(Written instruction) Everything from the first line of the data through the line with "years = [str(y) for y in range(1925, 1939)]" is to be echoed exactly, minus the pictures.

(Data block)

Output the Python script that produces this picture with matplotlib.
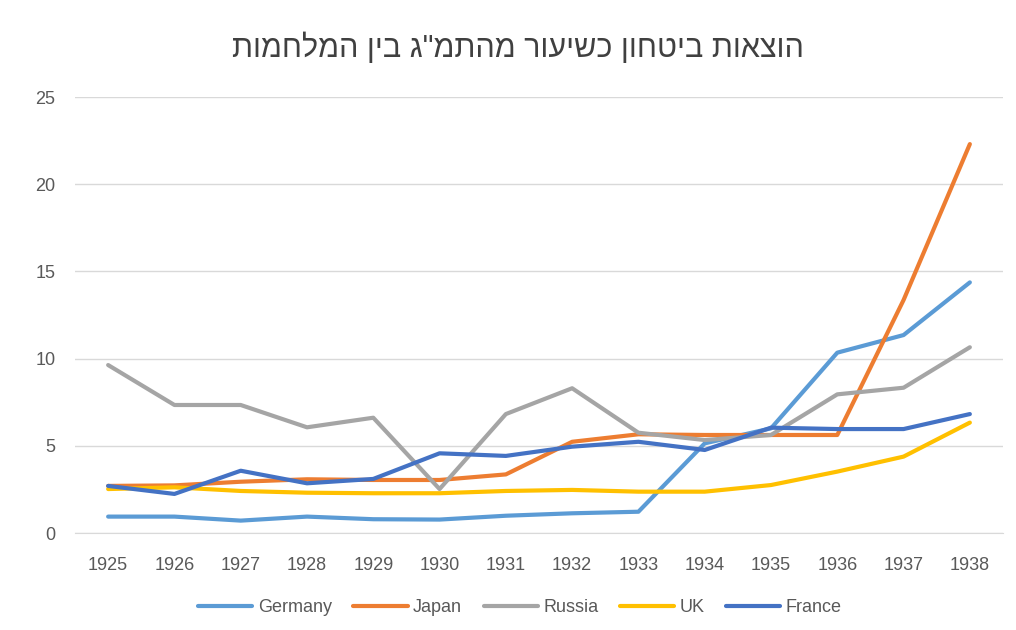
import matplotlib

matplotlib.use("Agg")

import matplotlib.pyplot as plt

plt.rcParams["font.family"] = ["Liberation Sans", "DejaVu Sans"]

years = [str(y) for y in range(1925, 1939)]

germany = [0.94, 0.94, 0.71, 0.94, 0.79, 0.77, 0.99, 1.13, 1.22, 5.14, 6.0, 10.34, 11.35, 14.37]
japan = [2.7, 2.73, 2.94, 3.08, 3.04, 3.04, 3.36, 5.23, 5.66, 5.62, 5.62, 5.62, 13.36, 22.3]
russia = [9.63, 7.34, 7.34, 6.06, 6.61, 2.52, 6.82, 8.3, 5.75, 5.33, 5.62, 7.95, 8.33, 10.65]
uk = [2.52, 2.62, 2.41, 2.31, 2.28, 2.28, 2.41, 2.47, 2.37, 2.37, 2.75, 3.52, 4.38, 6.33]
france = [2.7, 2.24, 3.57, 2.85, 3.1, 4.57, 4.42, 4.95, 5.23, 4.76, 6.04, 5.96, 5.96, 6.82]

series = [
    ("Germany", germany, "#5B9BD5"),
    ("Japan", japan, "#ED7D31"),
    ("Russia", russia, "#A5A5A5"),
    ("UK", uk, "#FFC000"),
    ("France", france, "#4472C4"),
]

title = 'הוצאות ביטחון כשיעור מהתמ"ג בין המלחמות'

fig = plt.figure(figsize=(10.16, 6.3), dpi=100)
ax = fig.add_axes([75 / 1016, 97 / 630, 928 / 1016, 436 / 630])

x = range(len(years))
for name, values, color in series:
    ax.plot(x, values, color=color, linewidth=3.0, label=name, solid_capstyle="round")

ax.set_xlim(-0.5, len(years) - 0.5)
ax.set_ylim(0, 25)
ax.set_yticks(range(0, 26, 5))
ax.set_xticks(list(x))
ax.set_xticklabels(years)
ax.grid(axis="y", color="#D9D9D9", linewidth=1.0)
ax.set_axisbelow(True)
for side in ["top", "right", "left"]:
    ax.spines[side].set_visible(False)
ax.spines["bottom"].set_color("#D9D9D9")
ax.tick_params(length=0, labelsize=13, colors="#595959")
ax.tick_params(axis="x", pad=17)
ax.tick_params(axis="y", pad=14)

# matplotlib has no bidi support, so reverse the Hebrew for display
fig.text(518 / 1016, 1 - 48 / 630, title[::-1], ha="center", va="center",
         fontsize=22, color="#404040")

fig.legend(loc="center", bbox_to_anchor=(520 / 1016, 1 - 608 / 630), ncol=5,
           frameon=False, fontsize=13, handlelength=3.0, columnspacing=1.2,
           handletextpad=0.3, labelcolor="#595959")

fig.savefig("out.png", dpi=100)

(Task solution)
Output the Python script that produces this picture with matplotlib.
import matplotlib

matplotlib.use("Agg")

import matplotlib.pyplot as plt

plt.rcParams["font.family"] = ["Liberation Sans", "DejaVu Sans"]

years = [str(y) for y in range(1925, 1939)]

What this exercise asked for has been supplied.